El CaminoAlbum |
Rust belt rockers go for the gloss.
Even with rumors of a second Blakroc release squashed for now, Dan Auerbach and Patrick Carney remain relentlessly prolific. After the breakthrough success of 2010's Brothers and its inescapable single "Howlin' For You," the now Nashville-based duo have become quite the hot item. Danger Mouse returns as a full-time producer (he worked all of 2008's Attack and Release as well) and certainly makes his presence felt. If 2002's bare bones, drums-and-guitar debut The Big Come Up is your idea of a great Black Keys album, the undeniable commerciality of this album is going to be overwhelming, and not necessarily in a good way. But if you're ready to accept them as an alternative rock fan's welcome alternative to Kings of Leon, El Camino becomes much more appealing.
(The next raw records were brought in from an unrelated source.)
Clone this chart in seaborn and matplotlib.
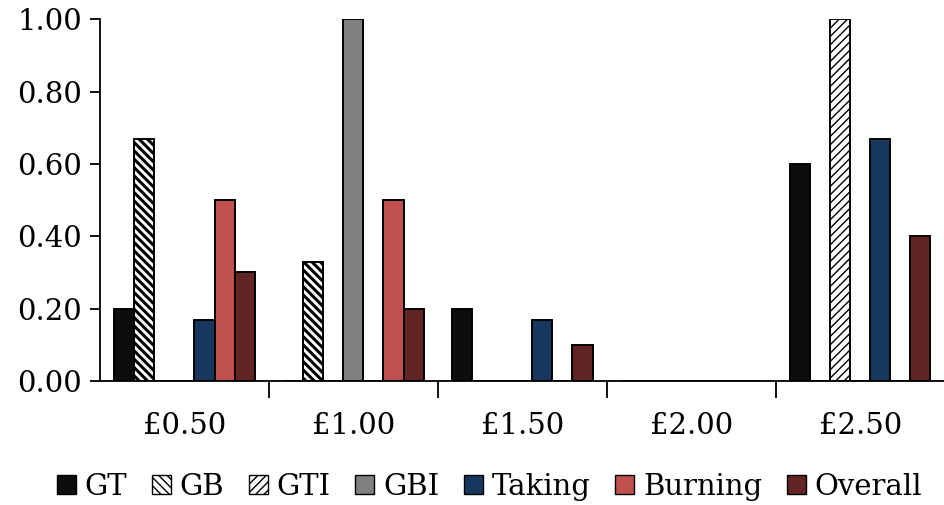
import matplotlib
matplotlib.use("Agg")
import matplotlib.pyplot as plt
import seaborn as sns
import pandas as pd
from matplotlib.ticker import FixedLocator, NullFormatter
from matplotlib.patches import Patch

categories = ["£0.50", "£1.00", "£1.50", "£2.00", "£2.50"]
series = ["GT", "GB", "GTI", "GBI", "Taking", "Burning", "Overall"]
gt = [0.20, 0.00, 0.20, 0.00, 0.60]
gb = [0.67, 0.33, 0.00, 0.00, 0.00]
gti = [0.00, 0.00, 0.00, 0.00, 1.00]
gbi = [0.00, 1.00, 0.00, 0.00, 0.00]
taking = [0.17, 0.00, 0.17, 0.00, 0.67]
burning = [0.50, 0.50, 0.00, 0.00, 0.00]
overall = [0.30, 0.20, 0.10, 0.00, 0.40]
y_ticks = [0.0, 0.2, 0.4, 0.6, 0.8, 1.0]

colors = {"GT": "#0d0d0d", "GB": "#ffffff", "GTI": "#ffffff", "GBI": "#808080",
          "Taking": "#17375e", "Burning": "#c0504d", "Overall": "#632523"}
hatches = {"GB": "\\\\\\\\", "GTI": "////"}
hatch_colors = {"GB": "#000000", "GTI": "#3a3a3a"}
hatch_widths = {"GB": 2.2, "GTI": 1.0}

values = [gt, gb, gti, gbi, taking, burning, overall]
rows = []
for name, vals in zip(series, values):
    for cat, v in zip(categories, vals):
        rows.append({"Price": cat, "Series": name, "Value": v})
df = pd.DataFrame(rows)

sns.set_style("white")
plt.rcParams["font.family"] = ["DejaVu Serif"]
plt.rcParams["text.color"] = "#000000"
plt.rcParams["xtick.color"] = "#000000"
plt.rcParams["ytick.color"] = "#000000"
plt.rcParams["axes.labelcolor"] = "#000000"


def style_hatch(patch, name):
    patch.set_hatch(hatches[name])
    try:
        patch.set_hatchcolor(hatch_colors[name])
    except AttributeError:
        pass
    try:
        patch.set_hatch_linewidth(hatch_widths[name])
    except AttributeError:
        pass


fig = plt.figure(figsize=(9.45, 5.05), dpi=100)
ax = fig.add_axes([0.1058, 0.2455, 0.894, 0.7165])

sns.barplot(data=df, x="Price", y="Value", hue="Series", order=categories,
            hue_order=series, palette=colors, saturation=1, edgecolor="#000000",
            linewidth=1.4, width=0.83, ax=ax, legend=False)

for container, name in zip(ax.containers, series):
    if name in hatches:
        for bar in container:
            style_hatch(bar, name)

ax.set_xlim(-0.5, 4.5)
ax.set_ylim(0, 1.0)
ax.set_yticks(y_ticks)
ax.set_yticklabels([f"{t:.2f}" for t in y_ticks], fontsize=21)
ax.set_xlabel("")
ax.set_ylabel("")
ax.tick_params(axis="x", which="major", length=0, labelsize=21, pad=22)
ax.xaxis.set_minor_locator(FixedLocator([0.5, 1.5, 2.5, 3.5]))
ax.xaxis.set_minor_formatter(NullFormatter())
ax.tick_params(axis="x", which="minor", length=12, width=1.3, direction="out",
               bottom=True, color="#000000")
ax.tick_params(axis="y", length=7, width=1.3, direction="out", left=True,
               color="#000000", pad=6)
for s in ["top", "right"]:
    ax.spines[s].set_visible(False)
for s in ["left", "bottom"]:
    ax.spines[s].set_color("#000000")
    ax.spines[s].set_linewidth(1.3)

handles = []
for name in series:
    h = Patch(facecolor=colors[name], edgecolor="#000000", linewidth=1.0)
    if name in hatches:
        style_hatch(h, name)
    handles.append(h)
leg = fig.legend(handles, series, loc="center", bbox_to_anchor=(0.518, 0.036),
                 ncol=7, frameon=False, fontsize=21, handlelength=0.65,
                 handleheight=0.65, handletextpad=0.3, columnspacing=0.85)

fig.savefig("out.png", dpi=100)
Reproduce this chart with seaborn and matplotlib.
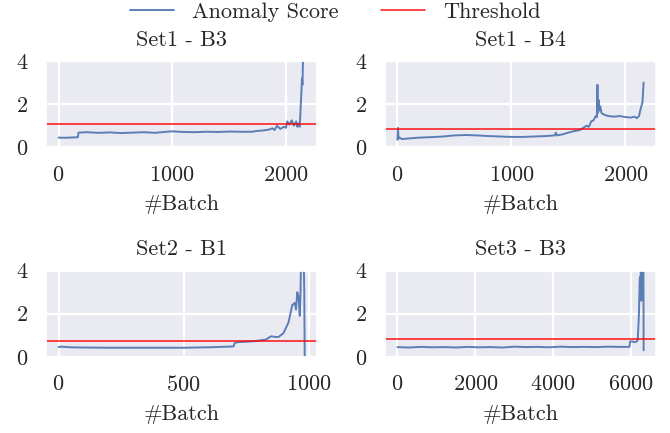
import matplotlib
matplotlib.use('Agg')
import matplotlib.pyplot as plt
import seaborn as sns
import pandas as pd

titles = ['Set1 - B3', 'Set1 - B4', 'Set2 - B1', 'Set3 - B3']
thresholds = [1.08, 0.85, 0.74, 0.82]

b3_set1_batch = [0, 50, 100, 150, 170, 175, 250, 350, 450, 550, 650, 750, 850,
                 950, 1000, 1100, 1200, 1300, 1400, 1500, 1600, 1700, 1750,
                 1800, 1850, 1880, 1900, 1920, 1950, 1980, 2000, 2010, 2030,
                 2050, 2070, 2090, 2100, 2110, 2120, 2125, 2130, 2135, 2140,
                 2145, 2150, 2158, 2165]
b3_set1_score = [0.45, 0.44, 0.45, 0.46, 0.47, 0.68, 0.70, 0.67, 0.69, 0.66,
                 0.68, 0.70, 0.67, 0.72, 0.74, 0.71, 0.70, 0.72, 0.71, 0.73,
                 0.72, 0.72, 0.76, 0.78, 0.82, 0.88, 0.80, 1.00, 0.85, 0.95,
                 0.90, 1.20, 1.05, 1.25, 1.00, 1.20, 0.95, 1.10, 0.95, 1.40,
                 2.00, 2.50, 3.20, 2.90, 4.30, 5.00, 5.50]

b4_set1_batch = [0, 5, 10, 20, 40, 80, 120, 200, 300, 400, 500, 600, 700, 800,
                 900, 1000, 1100, 1200, 1300, 1380, 1390, 1400, 1450, 1500,
                 1550, 1600, 1630, 1660, 1680, 1700, 1720, 1740, 1750, 1755,
                 1760, 1765, 1770, 1780, 1790, 1800, 1820, 1850, 1900, 1950,
                 2000, 2050, 2080, 2100, 2120, 2130, 2140, 2150, 2160]
b4_set1_score = [0.35, 0.90, 0.40, 0.45, 0.38, 0.40, 0.42, 0.45, 0.47, 0.50,
                 0.55, 0.57, 0.55, 0.52, 0.50, 0.48, 0.48, 0.50, 0.52, 0.55,
                 0.68, 0.55, 0.60, 0.68, 0.75, 0.80, 0.90, 1.00, 0.95, 1.20,
                 1.25, 1.45, 1.40, 2.90, 1.60, 2.20, 1.70, 1.90, 1.60, 1.55,
                 1.50, 1.45, 1.42, 1.45, 1.40, 1.38, 1.42, 1.35, 1.45, 1.70,
                 1.90, 2.10, 3.00]

b1_set2_batch = [0, 10, 50, 100, 200, 300, 400, 500, 600, 650, 700, 705, 720,
                 750, 780, 800, 830, 850, 870, 880, 900, 910, 920, 935, 945,
                 950, 955, 960, 965, 968, 970, 975, 980, 983, 985]
b1_set2_score = [0.45, 0.47, 0.44, 0.43, 0.42, 0.42, 0.42, 0.42, 0.44, 0.46,
                 0.48, 0.65, 0.68, 0.70, 0.72, 0.75, 0.80, 0.95, 0.92, 0.92,
                 1.10, 1.35, 1.60, 2.40, 2.50, 2.20, 3.00, 2.80, 1.90, 3.00,
                 4.50, 5.00, 5.00, 3.00, -0.50]

b3_set3_batch = [0, 300, 600, 900, 1200, 1500, 1800, 2100, 2400, 2700, 3000,
                 3300, 3600, 3900, 4200, 4500, 4800, 5100, 5400, 5700, 5950,
                 5960, 5970, 6000, 6100, 6150, 6170, 6200, 6220, 6230, 6240,
                 6250, 6260, 6270, 6280, 6300, 6315, 6320]
b3_set3_score = [0.45, 0.43, 0.46, 0.44, 0.45, 0.43, 0.46, 0.44, 0.45, 0.43,
                 0.47, 0.45, 0.46, 0.44, 0.47, 0.45, 0.46, 0.45, 0.47, 0.46,
                 0.46, 0.48, 0.70, 0.72, 0.68, 0.72, 0.80, 2.00, 3.60, 3.70,
                 3.00, 4.50, 2.60, 3.40, 4.50, 5.00, 4.50, 0.30]

batches = [b3_set1_batch, b4_set1_batch, b1_set2_batch, b3_set3_batch]
scores = [b3_set1_score, b4_set1_score, b1_set2_score, b3_set3_score]

sns.set_theme(style='darkgrid', rc={'grid.linewidth': 1.6})
plt.rcParams['font.family'] = 'serif'
plt.rcParams['font.serif'] = ['cmr10']
plt.rcParams['mathtext.fontset'] = 'cm'
plt.rcParams['axes.formatter.use_mathtext'] = True
plt.rcParams['axes.unicode_minus'] = False

fs = 16
fig, axes = plt.subplots(2, 2, figsize=(6.7, 4.33), dpi=100)
fig.subplots_adjust(left=0.069, right=0.979, top=0.859, bottom=0.176,
                    wspace=0.251, hspace=1.43)

for ax, title, thr, x, y in zip(axes.flat, titles, thresholds, batches, scores):
    df = pd.DataFrame({'batch': x, 'score': y})
    sns.lineplot(data=df, x='batch', y='score', ax=ax, color='#4c72b0',
                 linewidth=1.4, alpha=0.9, estimator=None, sort=False,
                 label='Anomaly Score')
    ax.axhline(thr, color='red', linewidth=1.2, alpha=0.85, label='Threshold')
    ax.set_ylim(0, 4)
    ax.set_yticks([0, 2, 4])
    ax.set_title(title, fontsize=fs, pad=11)
    ax.set_xlabel('#Batch', fontsize=fs, labelpad=7)
    ax.set_ylabel('')
    ax.tick_params(labelsize=fs, pad=7)
    ax.get_legend().remove()

handles, labels = axes[0, 0].get_legend_handles_labels()
fig.legend(handles, labels, loc='upper center', ncol=2, frameon=False,
           fontsize=fs, bbox_to_anchor=(0.5, 1.04), columnspacing=1.9,
           handlelength=2.0)

fig.savefig('out.png', dpi=100)
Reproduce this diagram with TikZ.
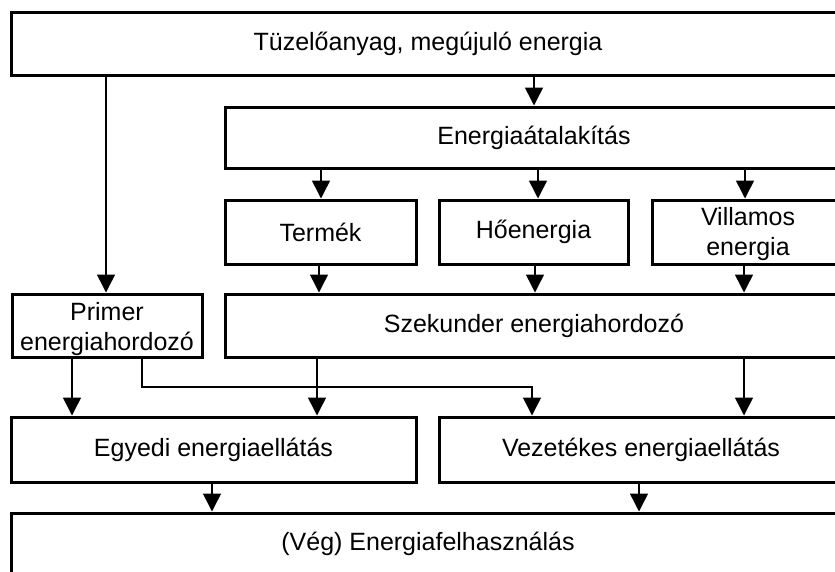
\documentclass[tikz,border=0pt]{standalone}
\usepackage{fontspec}
\setmainfont{Liberation Sans}
\usetikzlibrary{arrows.meta}
\newcommand{\twoline}[3]{\raisebox{-#1}[\height][\depth]{\begin{tabular}{@{}c@{}}#2\\#3\end{tabular}}}
\tikzset{
  box/.style={draw=black, line width=3pt, fill=white, inner sep=0pt, align=center,
    font=\fontsize{25}{30}\selectfont},
  arr/.style={line width=1.5pt, -{Triangle[length=18pt,width=18pt]}},
}
\begin{document}
\begin{tikzpicture}[x=1pt,y=-1pt]
\useasboundingbox (0,0) rectangle (835,571);
\fill[white] (0,0) rectangle (835,571);
\clip (0,0) rectangle (835,571);
\renewcommand{\arraystretch}{1}
\setlength{\tabcolsep}{0pt}
\node[box, minimum width=834pt, minimum height=63pt] (top) at (428,43.5) {Tüzelőanyag, megújuló energia};
\node[box, minimum width=618pt, minimum height=61pt] (ener) at (534,137.5) {Energiaátalakítás};
\node[box, minimum width=191pt, minimum height=64pt] (termek) at (320.5,232) {Termék};
\node[box, minimum width=189pt, minimum height=64pt] (ho) at (533.5,232) {Hőenergia};
\node[box, minimum width=192pt, minimum height=64pt] (vill) at (748,232) {\twoline{2pt}{Villamos}{energia}};
\node[box, minimum width=190pt, minimum height=63pt] (primer) at (107,325.5) {\twoline{4pt}{Primer}{energiahordozó}};
\node[box, minimum width=618pt, minimum height=63pt] (szek) at (534,325.5) {Szekunder energiahordozó};
\node[box, minimum width=405pt, minimum height=65pt] (egyedi) at (213.5,449.5) {Egyedi energiaellátás};
\node[box, minimum width=404pt, minimum height=65pt] (vezet) at (641,449.5) {Vezetékes energiaellátás};
\node[box, minimum width=834pt, minimum height=61pt] (final) at (428,543.5) {(Vég) Energiafelhasználás};

\draw[arr] (top.south -| 106,0) -- (primer.north -| 106,0);
\draw[arr] (top.south -| 534,0) -- (ener.north -| 534,0);
\draw[arr] (ener.south -| 321,0) -- (termek.north -| 321,0);
\draw[arr] (ener.south -| 538,0) -- (ho.north -| 538,0);
\draw[arr] (ener.south -| 745,0) -- (vill.north -| 745,0);
\draw[arr] (termek.south -| 319,0) -- (szek.north -| 319,0);
\draw[arr] (ho.south -| 535,0) -- (szek.north -| 535,0);
\draw[arr] (vill.south -| 744,0) -- (szek.north -| 744,0);
\draw[arr] (primer.south -| 72,0) -- (egyedi.north -| 72,0);
\coordinate (bend) at (142,387);
\draw[arr] (primer.south -| bend) -- (bend) -- (532,387) -- (vezet.north -| 532,0);
\draw[arr] (szek.south -| 317,0) -- (egyedi.north -| 317,0);
\draw[arr] (szek.south -| 744,0) -- (vezet.north -| 744,0);
\draw[arr] (egyedi.south -| 212,0) -- (final.north -| 212,0);
\draw[arr] (vezet.south -| 639,0) -- (final.north -| 639,0);
\end{tikzpicture}
\end{document}
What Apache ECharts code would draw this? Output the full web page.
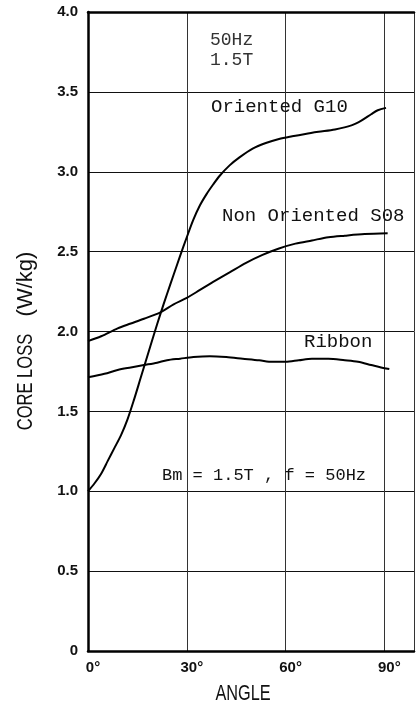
<!DOCTYPE html>
<html>
<head>
<meta charset="utf-8">
<script src="https://cdn.jsdelivr.net/npm/echarts@6/dist/echarts.min.js"></script>
<style>
html,body{margin:0;padding:0;background:#fff;}
#main{width:417px;height:705px;}
</style>
</head>
<body>
<div id="main"></div>
<script>
// core loss vs angle
var xTicks=[0,30,60,90];
var yTicks=[0,0.5,1.0,1.5,2.0,2.5,3.0,3.5,4.0];

var g10Angle=[0,2,4,6,8,10,12,14,16,18,20,22,24,26,28,30,32,34,36,38,40,43,46,50,54,58,62,66,70,75,80,83,86,88,90.5];
var g10Loss=[1.0,1.05,1.11,1.19,1.27,1.35,1.45,1.575,1.71,1.845,1.98,2.11,2.235,2.355,2.475,2.59,2.70,2.79,2.86,2.92,2.975,3.04,3.09,3.145,3.18,3.205,3.222,3.237,3.25,3.265,3.29,3.32,3.36,3.385,3.40];

var s08Angle=[0,4,9,13,17,22,26,30,34,38,43,48,53,58,63,68,73,78,84,91];
var s08Loss=[1.94,1.97,2.02,2.05,2.08,2.12,2.17,2.21,2.26,2.31,2.37,2.43,2.48,2.52,2.55,2.57,2.59,2.60,2.61,2.615];

var ribbonAngle=[0,5,9,13,17,21,24,28,32,37,42,47,52,56,60,64,68,73,78,82,86,89,91.5];
var ribbonLoss=[1.713,1.735,1.759,1.775,1.79,1.805,1.82,1.83,1.84,1.845,1.84,1.83,1.82,1.81,1.81,1.82,1.83,1.83,1.82,1.81,1.79,1.775,1.765];

function pairs(xs,ys){
    var out=[];
    for(var i=0;i<xs.length;i++){ out.push([xs[i],ys[i]]); }
    return out;
}

var monoFont="'Liberation Mono','DejaVu Sans Mono',monospace";
var sansFont="'Liberation Sans',Arial,sans-serif";

//图中的文字注释
function note(text,x,y,size,color){
    return {
        type:'text',x:x,y:y,z:10,
        style:{text:text,font:size+'px '+monoFont,fill:color||'#111',verticalAlign:'middle'}
    };
}

//窄体的坐标轴标题
function axisTitle(text,x,y,rot,sx){
    return {
        type:'text',x:x,y:y,rotation:rot,scaleX:sx,z:10,
        style:{text:text,font:'22px '+sansFont,fill:'#111',align:'center',verticalAlign:'middle'}
    };
}

var myChart=echarts.init(document.getElementById('main'));
var lineStyle={color:'#000',width:2};

var option={
    backgroundColor:'#fff',
    animation:false,
    grid:{left:88,right:0,top:12,bottom:54},
    xAxis:[{
        type:'value',min:0,max:99,interval:30,
        axisLine:{show:true,lineStyle:{color:'#000',width:2.5}},
        axisTick:{show:false},
        axisLabel:{
            margin:9,fontFamily:sansFont,fontWeight:'bold',fontSize:15,color:'#111',padding:[0,0,0,10],
            formatter:function(v){ return xTicks.indexOf(v)>=0 ? v+'°' : ''; }
        },
        splitLine:{show:true,lineStyle:{color:'#333',width:1}}
    },{
        type:'value',position:'top',min:0,max:99,
        axisLine:{show:true,onZero:false,lineStyle:{color:'#000',width:2.5}},
        axisTick:{show:false},axisLabel:{show:false},splitLine:{show:false}
    }],
    yAxis:{
        type:'value',min:0,max:4,interval:0.5,
        axisLine:{show:true,lineStyle:{color:'#000',width:2.5}},
        axisTick:{show:false},
        axisLabel:{
            margin:10,fontFamily:sansFont,fontWeight:'bold',fontSize:15,color:'#111',
            formatter:function(v){ return yTicks.indexOf(v)>=0 ? (v===0 ? '0' : v.toFixed(1)) : ''; }
        },
        splitLine:{show:true,lineStyle:{color:'#111',width:1.2}}
    },
    series:[
        {name:'Oriented G10',type:'line',smooth:0.3,symbol:'none',lineStyle:lineStyle,data:pairs(g10Angle,g10Loss)},
        {name:'Non Oriented S08',type:'line',smooth:0.3,symbol:'none',lineStyle:lineStyle,data:pairs(s08Angle,s08Loss)},
        {name:'Ribbon',type:'line',smooth:0.3,symbol:'none',lineStyle:lineStyle,data:pairs(ribbonAngle,ribbonLoss)}
    ],
    graphic:[
        note('50Hz',210,40,18,'#333'),
        note('1.5T',210,60,18,'#333'),
        note('Oriented G10',211,107,19),
        note('Non Oriented S08',222,216,19),
        note('Ribbon',304,342,19),
        note('Bm = 1.5T , f = 50Hz',162,475,17),
        axisTitle('ANGLE',243,694,0,0.74),
        axisTitle('CORE LOSS',26,382,Math.PI/2,0.75),
        axisTitle('(W/kg)',26,284,Math.PI/2,1.0)
    ]
};
myChart.setOption(option);
</script>
</body>
</html>
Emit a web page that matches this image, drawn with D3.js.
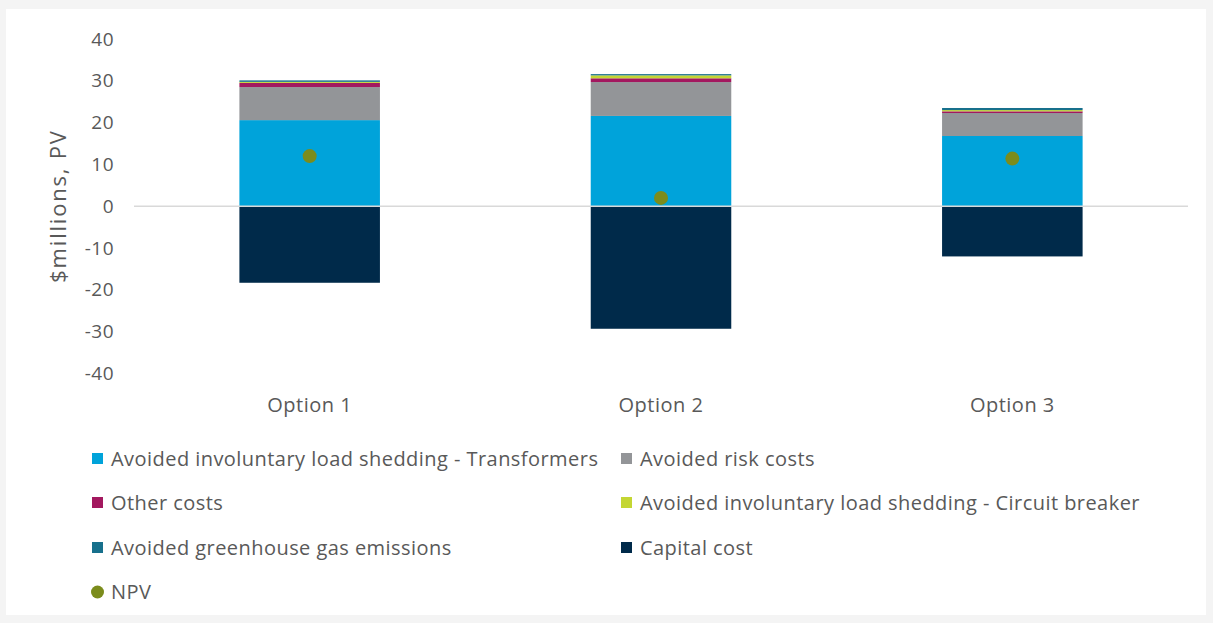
<!DOCTYPE html>
<html><head><meta charset="utf-8">
<script src="https://cdn.jsdelivr.net/npm/d3@7/dist/d3.min.js"></script>
<style>
html,body{margin:0;padding:0;background:#f4f4f4;}
svg{display:block;}
text{font-family:"Open Sans",Lato,sans-serif;fill:#595959;}
</style></head>
<body>
<svg id="c" width="1213" height="623"></svg>
<script>
const categories = ["Option 1", "Option 2", "Option 3"];
const transformers = [20.6, 21.6, 16.8];
const riskCosts = [7.9, 8.1, 5.5];
const otherCosts = [1.0, 0.9, 0.4];
const circuitBreaker = [0.25, 0.7, 0.3];
const ghgEmissions = [0.35, 0.3, 0.5];
const capitalCost = [-18.3, -29.3, -12.0];
const npv = [12.0, 2.0, 11.4];
const yTicks = [40, 30, 20, 10, 0, -10, -20, -30, -40];

const seriesNames = ["Avoided involuntary load shedding - Transformers", "Avoided risk costs",
  "Other costs", "Avoided involuntary load shedding - Circuit breaker",
  "Avoided greenhouse gas emissions", "Capital cost"];
const seriesValues = [transformers, riskCosts, otherCosts, circuitBreaker, ghgEmissions, capitalCost];
const colors = ["#00A3DA", "#939598", "#A3185F", "#C4D633", "#17708C", "#002A4A"];
const npvColor = "#7B8C1C";

const svg = d3.select("#c");
svg.append("rect").attr("x", 6).attr("y", 9).attr("width", 1200).attr("height", 606).attr("fill", "#fff");

const x = d3.scaleBand().domain(categories).range([134, 1188]).padding(0);
const y = d3.scaleLinear().domain([-40, 40]).range([373.5, 39]);
const barW = x.bandwidth() * 0.4;

categories.forEach((c, i) => {
  let pos = 0, neg = 0;
  seriesValues.forEach((vals, s) => {
    const v = vals[i];
    let y0, y1;
    if (v >= 0) { y0 = pos; y1 = pos + v; pos = y1; }
    else { y0 = neg; y1 = neg + v; neg = y1; }
    svg.append("rect")
      .attr("x", x(c) + (x.bandwidth() - barW) / 2)
      .attr("width", barW)
      .attr("y", y(Math.max(y0, y1)))
      .attr("height", Math.abs(y(y0) - y(y1)))
      .attr("fill", colors[s]);
  });
});

svg.append("line").attr("x1", 134).attr("x2", 1188).attr("y1", y(0)).attr("y2", y(0))
  .attr("stroke", "#d9d9d9").attr("stroke-width", 1.5);

svg.selectAll(".npv").data(npv).enter().append("circle")
  .attr("cx", (d, i) => x(categories[i]) + x.bandwidth() / 2)
  .attr("cy", d => y(d)).attr("r", 7).attr("fill", npvColor);

const yAxis = d3.axisLeft(y).tickValues(yTicks).tickSize(0).tickPadding(0).tickFormat(d => String(d));
const ga = svg.append("g").attr("transform", "translate(114,0)").call(yAxis);
ga.select(".domain").remove();
ga.selectAll("text").style("font-size", "19px").style("fill", "#595959")
  .style("font-family", "'Open Sans',sans-serif").style("letter-spacing", "0.5px");

const xAxis = d3.axisBottom(x).tickSize(0).tickPadding(0);
const gx = svg.append("g").attr("transform", "translate(0,398)").call(xAxis);
gx.select(".domain").remove();
gx.selectAll("text").style("font-size", "20px").style("fill", "#595959")
  .style("font-family", "'Open Sans',sans-serif").style("letter-spacing", "0.5px");

svg.append("text").attr("transform", "translate(66,206) rotate(-90)")
  .attr("text-anchor", "middle").style("font-size", "22px").style("letter-spacing", "1.8px")
  .text("$millions, PV");

const legendPos = [[92, 459], [621, 459], [92, 503], [621, 503], [92, 548], [621, 548]];
seriesNames.forEach((n, i) => {
  const [lx, ly] = legendPos[i];
  svg.append("rect").attr("x", lx).attr("y", ly - 6).attr("width", 11).attr("height", 11).attr("fill", colors[i]);
  svg.append("text").attr("x", lx + 19).attr("y", ly).attr("dy", "0.35em")
    .style("font-size", "20px").style("letter-spacing", "0.45px").text(n);
});
svg.append("circle").attr("cx", 97.5).attr("cy", 592).attr("r", 6.5).attr("fill", npvColor);
svg.append("text").attr("x", 111).attr("y", 592).attr("dy", "0.35em")
  .style("font-size", "20px").style("letter-spacing", "0.45px").text("NPV");
</script>
</body></html>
For a band not particularly known for delivering pop records, El Camino more than holds its own. The studio tricks (female backing vocals, layered guitar licks, etc) aren't subtle: "Little Black Submarine" drifts from acoustics to classic rawk grandeur in less than four minutes. "Lonely Boy" and "Gold On The Ceiling" are among the band's most polished songs to date, but don't sound like artistic dead ends...at least not yet. In the end, the songs sound a little less personal and much less raw. So it really depends on whether you think that's a bad thing.